Unity Temple in Oak Park, Illinois Designed for Frank Lloyd Wright’s own Unitarian congregation, the temple is widely acknowledged as an icon of 20th-century architecture and is the only surviving public structure from Wright’s Prairie period. Dedicated in September 1909, the flat-roofed cubic building was also one of the earliest public structures to feature exposed concrete, one of Wright’s signature design elements. Years of water infiltration have compromised the building prompting a multimillion-dollar rescue effort that includes conserving its more than 75 art glass windows, and repairing its original Magnesite floors.

Ames Shovel Shops complex in Easton, Massachusetts An intact 19th-century industrial village composed of an eight-acre site comprising 15 granite and wood buildings dating from 1852 through 1928. The Ames Shovel Works was established by Oliver Ames (son of the blacksmith Captain John Ames) in 1803, and by 1870 sold 60% of the shovels used worldwide. The complex is threatened by a plan to demolish several of the historic buildings and radically alter others to pave the way for new mixed-use development.

Miami Marine Stadium on Virginia Key, Florida Completed in 1963, Miami Marine Stadium is both a South Florida landmark and an icon of modern design. Built entirely of poured concrete and featuring a dramatically cantilevered folded-plate roof, the 6,566-seat stadium was designed by Cuban-born architect Hilario Candela and became a favorite local venue for concerts and other events.  It was closed after sustaining damage during Hurricane Andrew in 1992, and has since suffered years of deterioration, vandalism and neglect. Its Biscayne Bay location makes it a prime target for developers, however the Friends of Miami Marine Stadium is working hard to ensure its preservation.

Cast-Iron Architecture of Galveston, Texas This assemblage of late 19th-century Greek revival and Italianate buildings in Galveston’s 12-block Strand/Mechanic National Historic Landmark District is one of the largest collections of historic commercial buildings in the country.  Widespread flooding caused by Hurricane Ike in September 2008, which buried the downtown commercial district under 10-13 feet of salt water, oil, and debris for two days, caused extensive damage to both the structural integrity and decorative details of these cast-iron storefronts and buildings.

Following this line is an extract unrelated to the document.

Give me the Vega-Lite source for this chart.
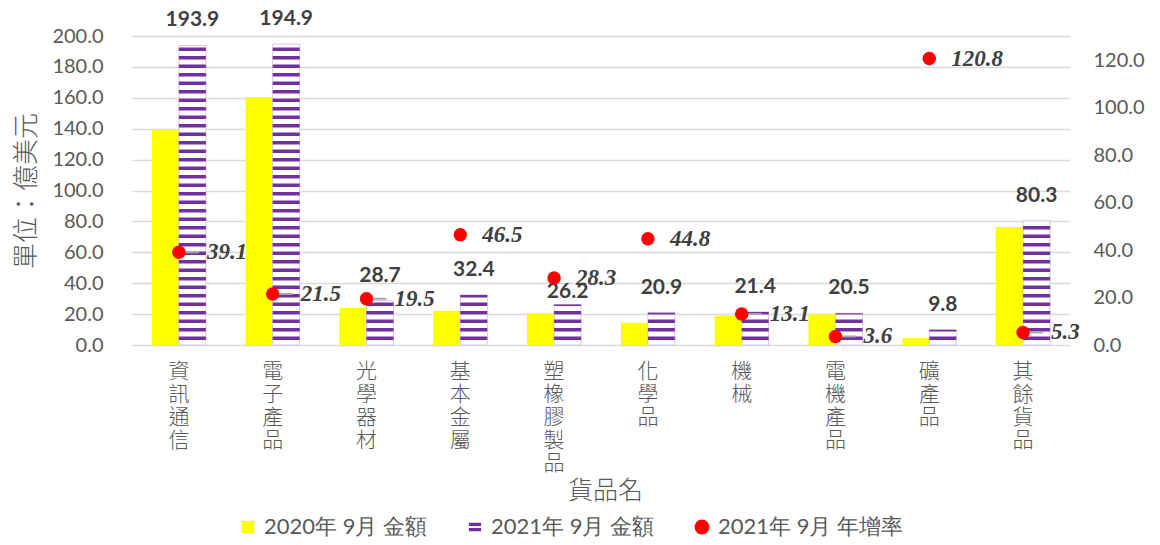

Century Plaza Hotel in Los Angeles, California Opened in 1966 as the centerpiece of the Century City complex, this 19-story curved hotel was designed by the renowned architect Minoru Yamasaki, who later designed New York City’s World Trade Center. The Century Plaza was a favorite destination for both Presidents Richard Nixon and Ronald Reagan, earning it the nickname “The West Coast White House.” The hotel received a $36 million facelift just over a year ago, however its new owners plan to raze it and replace it with two 600-foot “green” towers—a proposal that is widely countered by the sustainability claims of architectural preservation.